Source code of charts

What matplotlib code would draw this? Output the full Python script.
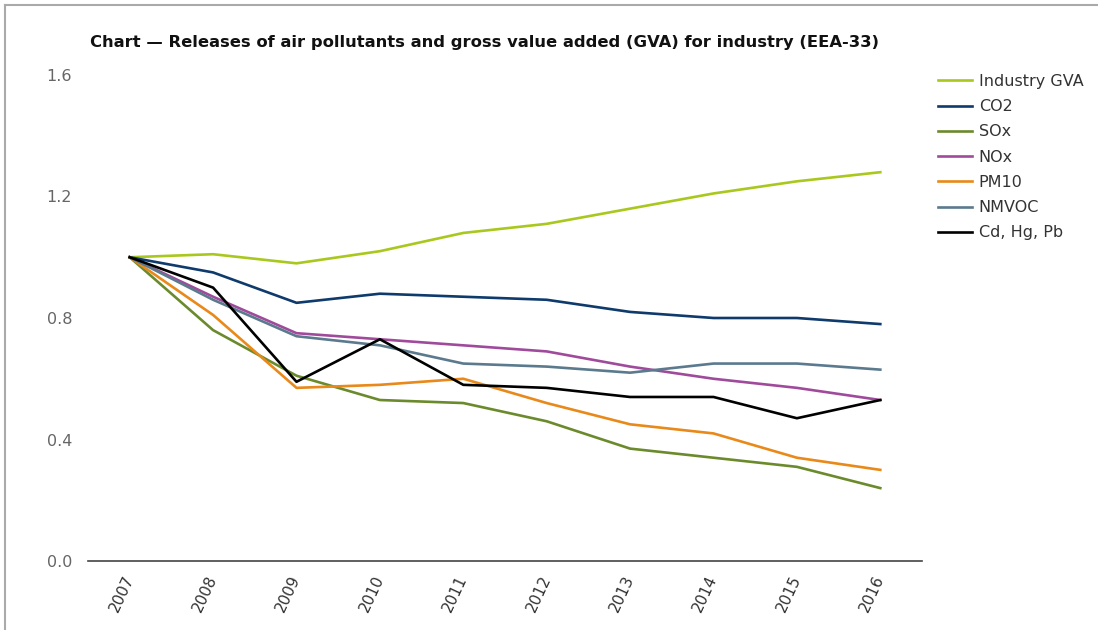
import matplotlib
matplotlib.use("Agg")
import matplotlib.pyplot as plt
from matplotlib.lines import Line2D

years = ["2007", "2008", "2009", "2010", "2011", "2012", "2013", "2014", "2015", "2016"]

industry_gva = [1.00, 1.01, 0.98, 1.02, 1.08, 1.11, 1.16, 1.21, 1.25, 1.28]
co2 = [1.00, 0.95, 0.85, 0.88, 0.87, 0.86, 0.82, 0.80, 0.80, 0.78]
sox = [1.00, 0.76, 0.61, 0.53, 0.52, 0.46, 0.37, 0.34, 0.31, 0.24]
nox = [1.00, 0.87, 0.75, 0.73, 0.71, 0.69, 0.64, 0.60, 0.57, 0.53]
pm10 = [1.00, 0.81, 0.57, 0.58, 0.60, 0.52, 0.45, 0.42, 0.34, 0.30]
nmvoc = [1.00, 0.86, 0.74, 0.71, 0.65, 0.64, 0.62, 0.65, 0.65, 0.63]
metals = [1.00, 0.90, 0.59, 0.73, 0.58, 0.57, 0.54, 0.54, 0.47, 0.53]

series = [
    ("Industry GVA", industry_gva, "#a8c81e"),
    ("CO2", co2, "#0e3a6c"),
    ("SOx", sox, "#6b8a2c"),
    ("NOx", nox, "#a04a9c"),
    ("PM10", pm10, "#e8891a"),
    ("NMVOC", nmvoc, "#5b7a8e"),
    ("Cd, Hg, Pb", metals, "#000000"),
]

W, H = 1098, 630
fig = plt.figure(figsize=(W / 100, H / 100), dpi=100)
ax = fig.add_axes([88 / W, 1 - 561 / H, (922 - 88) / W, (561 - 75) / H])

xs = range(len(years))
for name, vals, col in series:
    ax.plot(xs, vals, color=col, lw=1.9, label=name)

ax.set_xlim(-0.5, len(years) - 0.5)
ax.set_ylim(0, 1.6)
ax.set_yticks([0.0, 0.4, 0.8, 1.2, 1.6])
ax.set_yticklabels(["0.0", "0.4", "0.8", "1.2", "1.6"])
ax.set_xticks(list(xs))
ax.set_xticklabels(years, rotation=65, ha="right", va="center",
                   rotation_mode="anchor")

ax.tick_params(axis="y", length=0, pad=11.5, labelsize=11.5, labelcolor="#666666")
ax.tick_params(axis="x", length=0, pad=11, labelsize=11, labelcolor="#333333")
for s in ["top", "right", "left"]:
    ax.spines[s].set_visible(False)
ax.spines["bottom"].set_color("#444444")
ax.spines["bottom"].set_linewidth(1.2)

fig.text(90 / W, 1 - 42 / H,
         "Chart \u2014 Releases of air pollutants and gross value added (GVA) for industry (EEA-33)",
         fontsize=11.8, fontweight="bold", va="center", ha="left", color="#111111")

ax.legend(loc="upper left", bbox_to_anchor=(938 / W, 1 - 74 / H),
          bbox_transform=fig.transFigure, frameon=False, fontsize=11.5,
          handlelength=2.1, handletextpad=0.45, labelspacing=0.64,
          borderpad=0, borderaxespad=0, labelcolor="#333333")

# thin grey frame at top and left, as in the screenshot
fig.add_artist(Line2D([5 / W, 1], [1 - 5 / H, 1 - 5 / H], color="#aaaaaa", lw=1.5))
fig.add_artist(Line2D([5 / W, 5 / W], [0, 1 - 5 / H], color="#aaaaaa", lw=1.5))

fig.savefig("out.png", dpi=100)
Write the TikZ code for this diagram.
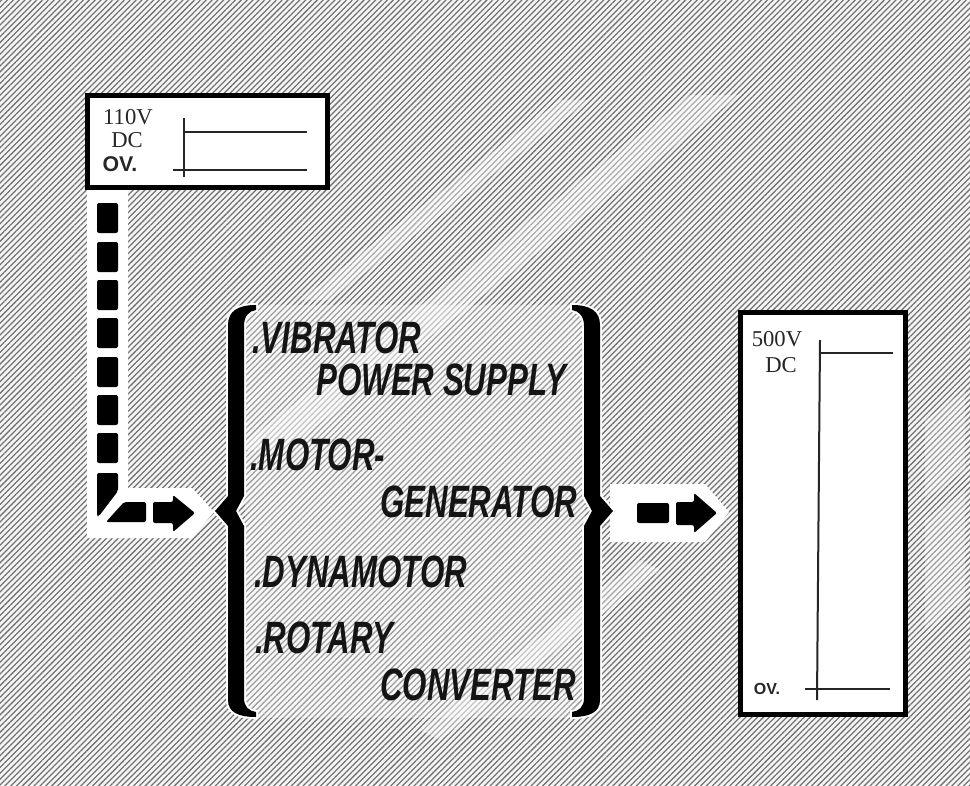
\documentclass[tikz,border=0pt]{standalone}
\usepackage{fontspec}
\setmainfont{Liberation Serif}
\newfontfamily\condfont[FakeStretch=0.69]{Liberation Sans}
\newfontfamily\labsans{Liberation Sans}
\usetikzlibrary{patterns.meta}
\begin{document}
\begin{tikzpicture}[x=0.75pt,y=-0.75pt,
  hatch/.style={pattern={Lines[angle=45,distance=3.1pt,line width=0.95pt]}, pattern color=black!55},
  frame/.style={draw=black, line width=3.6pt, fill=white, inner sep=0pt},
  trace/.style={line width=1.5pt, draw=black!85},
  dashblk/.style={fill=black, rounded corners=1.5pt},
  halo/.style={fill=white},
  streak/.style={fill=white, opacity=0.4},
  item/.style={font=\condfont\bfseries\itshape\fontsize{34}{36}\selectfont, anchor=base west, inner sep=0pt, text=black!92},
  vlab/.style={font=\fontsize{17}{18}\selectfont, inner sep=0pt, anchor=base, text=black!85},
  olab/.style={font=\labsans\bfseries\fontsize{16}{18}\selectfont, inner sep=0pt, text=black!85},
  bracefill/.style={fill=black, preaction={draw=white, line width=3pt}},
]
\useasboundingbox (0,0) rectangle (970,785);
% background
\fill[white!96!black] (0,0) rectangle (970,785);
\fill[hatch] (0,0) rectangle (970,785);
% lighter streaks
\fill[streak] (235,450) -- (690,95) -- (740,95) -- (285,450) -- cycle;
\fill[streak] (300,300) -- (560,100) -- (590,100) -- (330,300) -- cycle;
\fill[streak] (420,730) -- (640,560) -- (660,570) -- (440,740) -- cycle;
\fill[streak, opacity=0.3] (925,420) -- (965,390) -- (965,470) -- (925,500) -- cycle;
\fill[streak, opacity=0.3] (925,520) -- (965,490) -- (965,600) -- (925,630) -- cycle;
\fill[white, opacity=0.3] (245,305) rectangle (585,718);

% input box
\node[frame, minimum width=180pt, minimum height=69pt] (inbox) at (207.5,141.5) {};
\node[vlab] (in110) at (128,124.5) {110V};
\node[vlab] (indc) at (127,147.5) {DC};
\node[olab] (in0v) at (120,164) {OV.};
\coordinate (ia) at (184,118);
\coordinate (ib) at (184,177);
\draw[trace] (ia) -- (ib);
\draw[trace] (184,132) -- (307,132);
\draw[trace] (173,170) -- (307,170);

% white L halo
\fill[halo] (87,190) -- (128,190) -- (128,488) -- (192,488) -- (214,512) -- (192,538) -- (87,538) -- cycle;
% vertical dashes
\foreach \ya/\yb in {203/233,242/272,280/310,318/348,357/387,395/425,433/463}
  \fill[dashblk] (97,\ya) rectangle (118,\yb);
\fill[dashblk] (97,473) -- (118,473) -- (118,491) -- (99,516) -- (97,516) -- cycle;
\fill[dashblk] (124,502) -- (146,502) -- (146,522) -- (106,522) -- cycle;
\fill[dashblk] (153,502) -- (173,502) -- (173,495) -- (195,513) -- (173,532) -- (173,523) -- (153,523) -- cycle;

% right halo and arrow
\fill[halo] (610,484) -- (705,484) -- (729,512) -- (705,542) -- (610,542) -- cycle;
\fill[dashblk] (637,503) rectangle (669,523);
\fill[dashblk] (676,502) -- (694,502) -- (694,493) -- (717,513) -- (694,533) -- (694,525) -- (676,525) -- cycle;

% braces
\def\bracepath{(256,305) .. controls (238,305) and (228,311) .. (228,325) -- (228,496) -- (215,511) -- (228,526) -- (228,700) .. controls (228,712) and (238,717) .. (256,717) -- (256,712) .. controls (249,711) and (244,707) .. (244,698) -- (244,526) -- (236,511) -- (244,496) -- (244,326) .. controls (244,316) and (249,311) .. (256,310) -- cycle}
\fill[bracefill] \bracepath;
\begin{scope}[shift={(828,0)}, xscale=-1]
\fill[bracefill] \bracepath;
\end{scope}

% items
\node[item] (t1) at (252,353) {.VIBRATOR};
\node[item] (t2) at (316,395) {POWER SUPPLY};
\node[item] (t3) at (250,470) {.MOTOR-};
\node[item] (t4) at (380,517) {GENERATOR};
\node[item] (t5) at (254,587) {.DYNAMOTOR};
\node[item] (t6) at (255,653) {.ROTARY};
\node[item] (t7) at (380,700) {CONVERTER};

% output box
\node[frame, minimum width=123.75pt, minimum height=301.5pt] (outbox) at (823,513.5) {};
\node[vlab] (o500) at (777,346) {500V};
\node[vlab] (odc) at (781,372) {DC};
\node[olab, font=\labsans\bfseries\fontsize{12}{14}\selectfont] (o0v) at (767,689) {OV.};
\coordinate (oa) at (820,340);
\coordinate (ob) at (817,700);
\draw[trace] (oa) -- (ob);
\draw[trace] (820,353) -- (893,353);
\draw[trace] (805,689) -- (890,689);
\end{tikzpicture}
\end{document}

**Task statement**
Transcribe exactly the lines between the one containing "Write the TikZ code for this diagram." and the one containing "(173,170) -- (307,170);", counting both ends. Pictures are not copied.

**Expected output**
Write the TikZ code for this diagram.
\documentclass[tikz,border=0pt]{standalone}
\usepackage{fontspec}
\setmainfont{Liberation Serif}
\newfontfamily\condfont[FakeStretch=0.69]{Liberation Sans}
\newfontfamily\labsans{Liberation Sans}
\usetikzlibrary{patterns.meta}
\begin{document}
\begin{tikzpicture}[x=0.75pt,y=-0.75pt,
  hatch/.style={pattern={Lines[angle=45,distance=3.1pt,line width=0.95pt]}, pattern color=black!55},
  frame/.style={draw=black, line width=3.6pt, fill=white, inner sep=0pt},
  trace/.style={line width=1.5pt, draw=black!85},
  dashblk/.style={fill=black, rounded corners=1.5pt},
  halo/.style={fill=white},
  streak/.style={fill=white, opacity=0.4},
  item/.style={font=\condfont\bfseries\itshape\fontsize{34}{36}\selectfont, anchor=base west, inner sep=0pt, text=black!92},
  vlab/.style={font=\fontsize{17}{18}\selectfont, inner sep=0pt, anchor=base, text=black!85},
  olab/.style={font=\labsans\bfseries\fontsize{16}{18}\selectfont, inner sep=0pt, text=black!85},
  bracefill/.style={fill=black, preaction={draw=white, line width=3pt}},
]
\useasboundingbox (0,0) rectangle (970,785);
% background
\fill[white!96!black] (0,0) rectangle (970,785);
\fill[hatch] (0,0) rectangle (970,785);
% lighter streaks
\fill[streak] (235,450) -- (690,95) -- (740,95) -- (285,450) -- cycle;
\fill[streak] (300,300) -- (560,100) -- (590,100) -- (330,300) -- cycle;
\fill[streak] (420,730) -- (640,560) -- (660,570) -- (440,740) -- cycle;
\fill[streak, opacity=0.3] (925,420) -- (965,390) -- (965,470) -- (925,500) -- cycle;
\fill[streak, opacity=0.3] (925,520) -- (965,490) -- (965,600) -- (925,630) -- cycle;
\fill[white, opacity=0.3] (245,305) rectangle (585,718);

% input box
\node[frame, minimum width=180pt, minimum height=69pt] (inbox) at (207.5,141.5) {};
\node[vlab] (in110) at (128,124.5) {110V};
\node[vlab] (indc) at (127,147.5) {DC};
\node[olab] (in0v) at (120,164) {OV.};
\coordinate (ia) at (184,118);
\coordinate (ib) at (184,177);
\draw[trace] (ia) -- (ib);
\draw[trace] (184,132) -- (307,132);
\draw[trace] (173,170) -- (307,170);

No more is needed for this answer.